The Internet of Things, or IoT, refers to the billions of physical devices around the world that are now connected to the internet, collecting and sharing data.
The falling costs of sensors and microprocessors coupled with an increase of wireless networks, has made it possible to turn anything, from a pill, to a smart watch to a self-driving vehicle into part of the IoT (ZDNet.com).
The early innovators and largest users of such devices have traditionally been in manufacturing and logistics – where devices can as simple as tracking where and how much stock is in inventory to being as sophisticated such that it can predict when a part may require changing, enabling real time data to be communicated without human intervention.
As the prices of devices continues to fall, organisations are using them more and more in consumer products and services– such as wearable devices,well home management systems like Alexa or Google home, Google glasses and other devices.
This data, in conjunction to other internet based sources such as social network platforms (Facebook), blogs, and miniblogs (eg Twitter) captures a very rich tapestry of information on our prospective customers.
The increasing proliferation of IoTs has been a source of an enormous amount of data s known as Big Data.
All of this has made it a very exciting time to be a marketer.
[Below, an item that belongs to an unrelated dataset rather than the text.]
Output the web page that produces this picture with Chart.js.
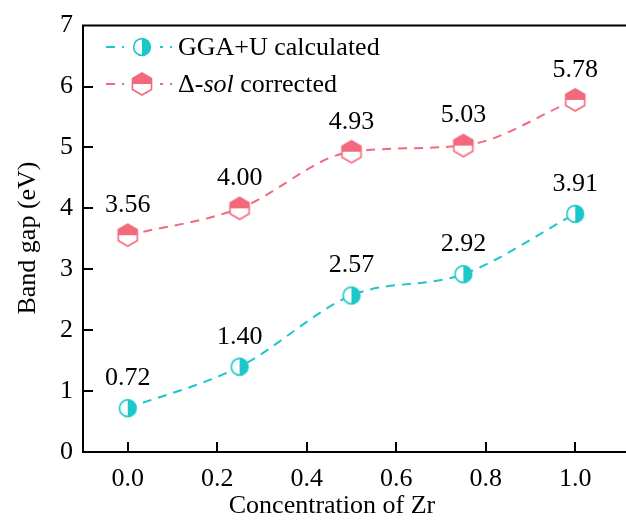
<!DOCTYPE html>
<html>
<head>
<meta charset="utf-8">
<script src="https://cdn.jsdelivr.net/npm/chart.js@4.4.1/dist/chart.umd.min.js"></script>
<style>
  html, body { margin: 0; padding: 0; background: #fff; }
  #wrap { width: 626px; height: 523px; }
</style>
</head>
<body>
<div id="wrap"><canvas id="c" width="626" height="523"></canvas></div>
<script>
// data
var concZr = [0, 0.25, 0.5, 0.75, 1.0];
var ggaU = [0.72, 1.40, 2.57, 2.92, 3.91];
var deltaSol = [3.56, 4.00, 4.93, 5.03, 5.78];
var xTicks = [0, 0.2, 0.4, 0.6, 0.8, 1.0];
var yTicks = [0, 1, 2, 3, 4, 5, 6, 7];

var CYAN = '#1cc7ca';
var PINK = '#f2697d';
var FONT = '"Liberation Serif", "Times New Roman", serif';
var FS = 26;

// half filled circle: left white, right filled
function makeCircle(){
	var c = document.createElement('canvas');
	c.width = 22; c.height = 22;
	var g = c.getContext('2d');
	var r = 8.4;
	g.fillStyle = '#fff';
	g.beginPath(); g.arc(11, 11, r, 0, Math.PI*2); g.fill();
	g.fillStyle = CYAN;
	g.beginPath(); g.arc(11, 11, r, -Math.PI/2, Math.PI/2); g.closePath(); g.fill();
	g.strokeStyle = CYAN; g.lineWidth = 1.6;
	g.beginPath(); g.arc(11, 11, r, 0, Math.PI*2); g.stroke();
	return c;
}

// hexagon, top half filled
function makeHex(){
	var c = document.createElement('canvas');
	c.width = 26; c.height = 28;
	var g = c.getContext('2d');
	var cx = 13, cy = 14, r = 11;
	var pts = [];
	for (var i = 0; i < 6; i++) {
		var a = -Math.PI/2 + i*Math.PI/3;
		pts.push([cx + r*Math.cos(a), cy + r*Math.sin(a)]);
	}
	function path(){
		g.beginPath();
		g.moveTo(pts[0][0], pts[0][1]);
		for (var i = 1; i < 6; i++) g.lineTo(pts[i][0], pts[i][1]);
		g.closePath();
	}
	g.fillStyle = '#fff'; path(); g.fill();
	g.save();
	g.beginPath(); g.rect(0, 0, 26, cy); g.clip();
	g.fillStyle = PINK; path(); g.fill();
	g.restore();
	g.strokeStyle = PINK; g.lineWidth = 1.6; path(); g.stroke();
	return c;
}

var circleImg = makeCircle();
var hexImg = makeHex();

var framePlugin = {
	id: 'frame',
	afterDraw: function(chart){
		var ctx = chart.ctx;
		var a = chart.chartArea;
		var xs = chart.scales.x, ys = chart.scales.y;
		ctx.save();
		ctx.strokeStyle = '#000';
		ctx.lineWidth = 2;
		ctx.beginPath();
		ctx.moveTo(chart.width, a.top); ctx.lineTo(a.left, a.top);
		ctx.lineTo(a.left, a.bottom); ctx.lineTo(chart.width, a.bottom);
		ctx.stroke();
		ctx.beginPath();
		yTicks.forEach(function(v){
			var y = Math.round(ys.getPixelForValue(v));
			if (v === 0 || v === 7) return;
			ctx.moveTo(a.left, y); ctx.lineTo(a.left + 10, y);
		});
		xTicks.forEach(function(v){
			var x = Math.round(xs.getPixelForValue(v));
			ctx.moveTo(x, a.bottom); ctx.lineTo(x, a.bottom - 10);
		});
		ctx.stroke();

		// axis titles
		ctx.fillStyle = '#000';
		ctx.font = FS + 'px ' + FONT;
		ctx.textAlign = 'center';
		ctx.textBaseline = 'middle';
		ctx.fillText('Concentration of Zr', 332, 506);
		ctx.save();
		ctx.translate(28, 238);
		ctx.rotate(-Math.PI/2);
		ctx.fillText('Band gap (eV)', 0, 0);
		ctx.restore();

		// legend
		var rows = [
			{ y: 47, color: CYAN, img: circleImg },
			{ y: 84, color: PINK, img: hexImg }
		];
		rows.forEach(function(r){
			ctx.strokeStyle = r.color;
			ctx.lineWidth = 2;
			ctx.setLineDash([9, 7]);
			ctx.beginPath(); ctx.moveTo(106, r.y); ctx.lineTo(172, r.y); ctx.stroke();
			ctx.setLineDash([]);
			ctx.fillStyle = '#fff';
			ctx.fillRect(124, r.y - 14, 36, 28);
			ctx.drawImage(r.img, 142 - r.img.width/2, r.y - r.img.height/2);
		});
		ctx.fillStyle = '#000';
		ctx.textAlign = 'left';
		ctx.font = FS + 'px ' + FONT;
		ctx.fillText('GGA+U calculated', 178, 48);
		var x = 178;
		ctx.fillText('\u0394-', x, 85);
		x += ctx.measureText('\u0394-').width;
		ctx.font = 'italic ' + FS + 'px ' + FONT;
		ctx.fillText('sol', x, 85);
		x += ctx.measureText('sol').width;
		ctx.font = FS + 'px ' + FONT;
		ctx.fillText(' corrected', x, 85);
		ctx.restore();
	},
	afterDatasetsDraw: function(chart){
		var ctx = chart.ctx;
		ctx.save();
		ctx.fillStyle = '#000';
		ctx.font = FS + 'px ' + FONT;
		ctx.textAlign = 'center';
		ctx.textBaseline = 'middle';
		chart.data.datasets.forEach(function(ds, i){
			var meta = chart.getDatasetMeta(i);
			meta.data.forEach(function(p, j){
				ctx.fillText(ds.data[j].y.toFixed(2), p.x, p.y - 30);
			});
		});
		ctx.restore();
	}
};

function pts(ys){
	return concZr.map(function(x, i){ return { x: x, y: ys[i] }; });
}

new Chart(document.getElementById('c'), {
	type: 'line',
	data: {
		datasets: [{
			label: 'GGA+U calculated',
			data: pts(ggaU),
			borderColor: CYAN,
			borderWidth: 2,
			borderDash: [9, 7],
			cubicInterpolationMode: 'monotone',
			pointStyle: circleImg,
			fill: false
		}, {
			label: '\u0394-sol corrected',
			data: pts(deltaSol),
			borderColor: PINK,
			borderWidth: 2,
			borderDash: [9, 7],
			cubicInterpolationMode: 'monotone',
			pointStyle: hexImg,
			fill: false
		}]
	},
	options: {
		responsive: false,
		animation: false,
		layout: { padding: { top: 22, right: 0 } },
		plugins: {
			legend: { display: false },
			tooltip: { enabled: false }
		},
		scales: {
			x: {
				type: 'linear',
				min: -0.1, max: 1.1,
				grid: { display: false, drawTicks: false },
				border: { display: false },
				afterBuildTicks: function(s){ s.ticks = xTicks.map(function(v){ return { value: v }; }); },
				afterFit: function(s){ s.height = 71; },
				ticks: {
					padding: 12,
					color: '#000',
					font: { family: FONT, size: FS },
					maxRotation: 0,
					callback: function(v){ return v.toFixed(1); }
				}
			},
			y: {
				min: 0, max: 7,
				grid: { display: false, drawTicks: false },
				border: { display: false },
				afterBuildTicks: function(s){ s.ticks = yTicks.map(function(v){ return { value: v }; }); },
				afterFit: function(s){ s.width = 83; },
				ticks: {
					padding: 10,
					color: '#000',
					font: { family: FONT, size: FS }
				}
			}
		}
	},
	plugins: [framePlugin]
});
</script>
</body>
</html>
Never before has there been so much data available about our customers or prospective customers. Artificial intelligence has been developed to predict consumer preferences purchases. Actual behaviours can be tracked, recorded and used to improve the quality and relevance of new products in the market. We can actually witness actual customer behaviour, and predict future actions based on currently obtained data. We have never had so much information on so many people in the history of marketing. However, before charging ahead with this information at hand, I there are two factors that must remain integral in the collecting, analysing and using of this data – and these are security of information and privacy of individuals.
Recent database breaches at Facebook, Sony, and Australian Government websites have highlighted just how vulnerable even the largest organisations can be. Security of information must remain a primary objective, or customer trust will be lost. So far, I don’t believe that businesses have been successful at guaranteeing security of data, therefore it is our obligation to ensure that consumers are provided with privacy.
And the second issue is privacy.
The IoT, Big Data and AI has been advancing much faster than legislation can keep up. Some practices which may be deemed unethical are not necessarily illegal as there is a lag between innovation and regulation.
Additionally, consumers are already weary of data collected on them and analysed through Artificial Intelligence (AI). According to a Genpact Report 2017 of a study conducted in the UK, USA and Australia:
- 71% of consumers fear AI will infringe on their personal privacy in some way.
- 63% of consumer are worried AI will make impactful choices without them knowing.
- 59% think their government should do more to ensure their data is protected from AI.
It is our jobs as Marketers to maintain the privacy of our customers and use data in ethical and positive ways.
So while there is great
opportunity for marketers to adapt in real time to consumer behaviours and
sentiments, there is also a great responsibility on us that we maintain the
trust and confidence of our customers.